The ORCA Centres and Topics

ORCA Centres

The eleven ORCA Centres will cover 22 topics related to organic agriculture.



Forestry can be a stand-alone occupation for timber production or be done in conjunction with other income generating activities (e.g. alongside agriculture). Organic forestry, a system that functions without the inputs of synthetic pesticides and fertilizers, has tremendous potential to redefine best practice in forestry. In the Australian state Tasmania, approximately 1% of the state forest is harvested and regenerated annually without use of chemicals through an organic forestry program. The timber from such programs is often marketed as ‘eco-friendly’ to consumers and sold at a premium (though consumer demand remains limited).Carbon benefits can also be captured, providing additional income and environmental benefits.

It is clear that there is great potential for research on alternatives to chemicals used in traditional silviculture, use of indigenous trees and use of forestry as a tool for climate change mitigation.

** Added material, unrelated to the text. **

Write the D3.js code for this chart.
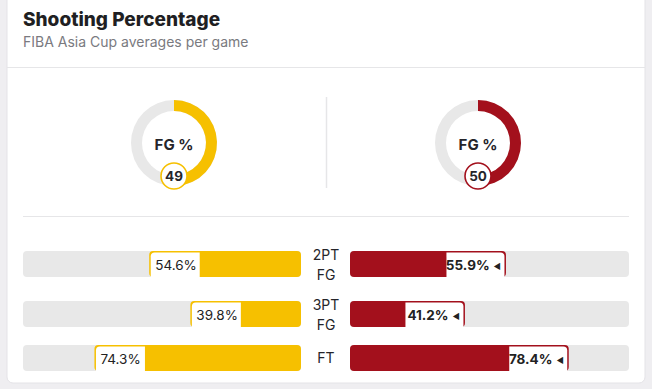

Non-timber forest products (NTFPs) collected in forests also serve as a major source of nutrition and income in many parts of the world. However, organic forestry is relatively undeveloped and there is no IFOAM Organic Forestry Standard. Only two certifiers have developed their own Organic Forestry Standards: Debio (Norway) and Naturland (Germany). In the absence of an IFOAM standard, sustainable certification schemes are often pursued by environmentally conscious stakeholders, such as the Forest Stewardship Council.

At this time there are no forestry research institutions dedicated in their entirety to this field of organics. This research void has likely persisted due to the absence of an IFOAM Organic Forestry Standard. There are in fact, however, several networks, institutions and organizations that dedicate some portion of their resources to the study of forestry that does not rely on chemical inputs. These relevant non-organic institutions include CIFOR and Forestry Tasmania.